Check each line of the listing, and copy it if it contains the word "this".

>> Begin

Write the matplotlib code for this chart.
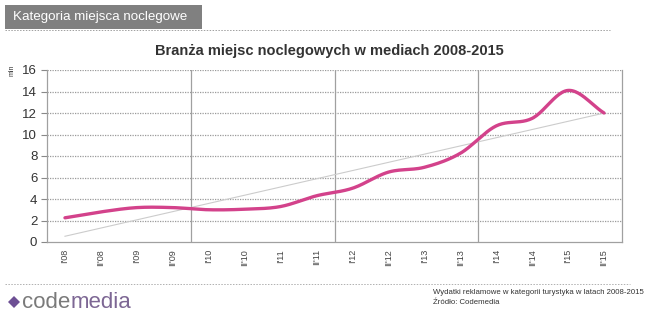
import numpy as np
import matplotlib
matplotlib.use("Agg")
import matplotlib.pyplot as plt
from matplotlib.patches import Rectangle, Polygon
from matplotlib.lines import Line2D

plt.rcParams['font.family'] = ['Liberation Sans', 'DejaVu Sans']

# Half-year periods and media spend (mln)
periods = ["I'08", "II'08", "I'09", "II'09", "I'10", "II'10", "I'11", "II'11",
           "I'12", "II'12", "I'13", "II'13", "I'14", "II'14", "I'15", "II'15"]
spend = [2.25, 2.8, 3.2, 3.2, 3.0, 3.05, 3.3, 4.3,
         5.0, 6.5, 6.95, 8.25, 10.8, 11.5, 14.1, 12.0]
y_ticks = [0, 2, 4, 6, 8, 10, 12, 14, 16]

title = "Branża miejsc noclegowych w mediach 2008-2015"
header = "Kategoria miejsca noclegowe"
note_1 = "Wydatki reklamowe w kategorii turystyka w latach 2008-2015"
note_2 = "Źródło: Codemedia"

LINE = "#d3428b"
GRID = "#9a9a9a"


def catmull_rom(x, y, n=24):
    """Smooth curve through all points (uniform Catmull-Rom)."""
    x = np.asarray(x, float)
    y = np.asarray(y, float)
    px = np.concatenate([[2 * x[0] - x[1]], x, [2 * x[-1] - x[-2]]])
    py = np.concatenate([[2 * y[0] - y[1]], y, [2 * y[-1] - y[-2]]])
    xs, ys = [], []
    t = np.linspace(0, 1, n, endpoint=False)
    for i in range(1, len(px) - 2):
        for arr, out in ((px, xs), (py, ys)):
            p0, p1, p2, p3 = arr[i - 1], arr[i], arr[i + 1], arr[i + 2]
            out.extend(0.5 * ((2 * p1) + (-p0 + p2) * t
                              + (2 * p0 - 5 * p1 + 4 * p2 - p3) * t ** 2
                              + (-p0 + 3 * p1 - 3 * p2 + p3) * t ** 3))
    xs.append(x[-1])
    ys.append(y[-1])
    return np.array(xs), np.array(ys)


fig = plt.figure(figsize=(6.55, 3.22), dpi=100)
fig.patch.set_facecolor("white")

ax = fig.add_axes([47 / 655, 1 - 242 / 322, 575 / 655, 172 / 322])
x = np.arange(len(periods))

# horizontal dotted grid
for v in y_ticks[1:]:
    ax.axhline(v, color=GRID, lw=0.9, ls=(0, (1, 1)), zorder=1)
# year-pair separators
for b in (3.5, 7.5, 11.5):
    ax.axvline(b, color="#a0a0a0", lw=0.9, zorder=1)

# linear trend
k, c = np.polyfit(x, spend, 1)
ax.plot(x, k * x + c, color="#cccccc", lw=0.8, zorder=2)

# smoothed series
sx, sy = catmull_rom(x, spend)
ax.plot(sx, sy, color=LINE, lw=2.4, solid_capstyle="round", zorder=3)

ax.set_xlim(-0.5, len(periods) - 0.5)
ax.set_ylim(0, 16)
ax.set_yticks(y_ticks)
ax.set_yticklabels([str(v) for v in y_ticks], fontsize=9.5, color="#333333")
ax.set_xticks(x)
ax.set_xticklabels(periods, rotation=90, fontsize=6.5, color="#444444")
ax.tick_params(axis="x", length=0, pad=5)
ax.tick_params(axis="y", length=4, width=0.8, color="#888888", pad=3)

ax.spines["top"].set_visible(False)
for s in ("left", "right", "bottom"):
    ax.spines[s].set_color("#a0a0a0")
    ax.spines[s].set_linewidth(0.9)

# unit label
fig.text(12 / 655, 1 - 70 / 322, "mln", rotation=90, fontsize=5,
         ha="center", va="center", color="#333333")

# chart title
fig.text(329 / 655, 1 - 51 / 322, title, fontsize=10.5, fontweight="bold",
         ha="center", va="center", color="#333333")

# header box
fig.add_artist(Rectangle((5 / 655, 1 - 29 / 322), 197 / 655, 24 / 322,
                         transform=fig.transFigure, facecolor="#808080",
                         edgecolor="none"))
fig.text(13 / 655, 1 - 17 / 322, header, fontsize=9.6, color="white",
         ha="left", va="center")
fig.add_artist(Line2D([5 / 655, 610 / 655], [1 - 30 / 322, 1 - 30 / 322],
                      transform=fig.transFigure, color="#a0a0a0", lw=0.7,
                      ls=(0, (1.5, 1.5))))

# footer rule
fig.add_artist(Line2D([5 / 655, 630 / 655], [1 - 284 / 322, 1 - 284 / 322],
                      transform=fig.transFigure, color="#b0b0b0", lw=0.7,
                      ls=(0, (1.5, 1.5))))

# logo
cx, cy = 14, 302
diamond = Polygon([((cx - 6) / 655, 1 - cy / 322), (cx / 655, 1 - (cy - 6) / 322),
                   ((cx + 6) / 655, 1 - cy / 322), (cx / 655, 1 - (cy + 6) / 322)],
                  closed=True, transform=fig.transFigure,
                  facecolor="#6d4f94", edgecolor="none")
fig.add_artist(diamond)
t1 = fig.text(22 / 655, 1 - 302 / 322, "code", fontsize=16, color="#7a7a7a",
              ha="left", va="center")
fig.canvas.draw()
bb = t1.get_window_extent()
fig.text(bb.x1 / (fig.get_figwidth() * fig.dpi), 1 - 302 / 322, "media",
         fontsize=16, color="#7d6794", ha="left", va="center")

# source note
fig.text(433 / 655, 1 - 293 / 322, note_1, fontsize=5.6, color="#333333",
         ha="left", va="center")
fig.text(433 / 655, 1 - 302 / 322, note_2, fontsize=5.6, color="#333333",
         ha="left", va="center")

fig.savefig("out.png", dpi=100, facecolor="white")
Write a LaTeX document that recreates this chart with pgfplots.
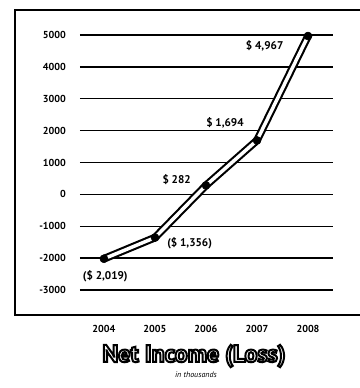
\documentclass[border=0pt]{standalone}
\usepackage{pgfplots}
\pgfplotsset{compat=1.18}
\usepackage{pgfplotstable}
\usepackage{fontspec}
\setmainfont{PT Sans}

% filled and stroked glyphs (PDF text render mode 2)
\newcommand{\outlinedtext}[1]{%
  \textcolor{white}{\special{pdf:code 2 Tr 1.5 w 0 0 0 RG}#1\special{pdf:code 0 Tr}}}

\pgfplotstableread{
idx year income
0 2004 -2019
1 2005 -1356
2 2006 282
3 2007 1694
4 2008 4967
}\incometable

\begin{document}
\begin{tikzpicture}
\begin{axis}[
  scale only axis,
  width=189.75pt, height=191.25pt,
  xmin=-0.47, xmax=4.49,
  ymin=-3000, ymax=5000,
  axis line style={draw=none},
  major tick length=0pt,
  xtick={0,1,2,3,4},
  xticklabels={2004,2005,2006,2007,2008},
  ytick={-3000,-2000,-1000,0,1000,2000,3000,4000,5000},
  yticklabels={-3000,-2000,-1000,0,1000,2000,3000,4000,5000},
  ticklabel style={font=\bfseries\fontsize{7.6}{8}\selectfont},
  yticklabel style={xshift=-7pt},
  xticklabel style={yshift=-23pt},
  clip=false,
]
  % horizontal rules behind the series
  \pgfplotsinvokeforeach{-3000,-2000,-1000,0,1000,2000,3000,4000,5000}{
    \draw[black, line width=1.1pt] (axis cs:-0.47,#1) -- (axis cs:4.49,#1);
  }
  % outer frame
  \draw[black, line width=1pt]
    (rel axis cs:1.2,1.098) -- (rel axis cs:-0.2569,1.098)
    -- (rel axis cs:-0.2569,-0.098) -- (rel axis cs:1.2,-0.098);

  % outlined ribbon: black casing, white core, then the dots
  \addplot[black, line width=5.8pt, line cap=round, line join=round, no marks]
    table[x=idx, y=income] {\incometable};
  \addplot[white, line width=2.6pt, line cap=round, line join=round, no marks]
    table[x=idx, y=income] {\incometable};
  \addplot[only marks, mark=*, mark size=3pt, black, mark options={fill=black}]
    table[x=idx, y=income] {\incometable};

  % value labels
  \begin{scope}[every node/.style={font=\bfseries\fontsize{8.4}{9}\selectfont, inner sep=0pt}]
    \node at (axis cs:4,4967) [xshift=-32.5pt, yshift=-7.5pt] {\$ 4,967};
    \node at (axis cs:3,1694) [xshift=-24pt, yshift=13pt] {\$ 1,694};
    \node at (axis cs:2,282) [xshift=-22pt, yshift=4.5pt] {\$ 282};
    \node at (axis cs:1,-1356) [xshift=26pt, yshift=-4.5pt] {(\$ 1,356)};
    \node at (axis cs:0,-2019) [xshift=1pt, yshift=-13.5pt] {(\$ 2,019)};
  \end{scope}

  % caption
  \node at (rel axis cs:0.4506,-0.2588)
    {\bfseries\fontsize{18}{19}\selectfont\outlinedtext{Net Income (Loss)}};
  \node at (rel axis cs:0.4585,-0.3333)
    {\itshape\fontsize{6}{7}\selectfont in thousands};

  \coordinate (bbsw) at (rel axis cs:-0.3162,-0.3843);
  \coordinate (bbne) at (rel axis cs:1.1067,1.1373);
\end{axis}
\pgfresetboundingbox
\useasboundingbox (bbsw) rectangle (bbne);
\end{tikzpicture}
\end{document}
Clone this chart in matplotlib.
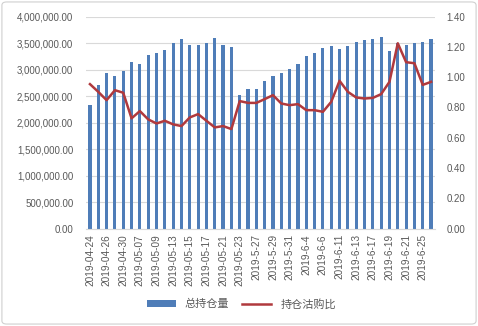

>> End

§ Solution:
Write the matplotlib code for this chart.
Write a LaTeX document that recreates this chart with pgfplots.
Clone this chart in matplotlib.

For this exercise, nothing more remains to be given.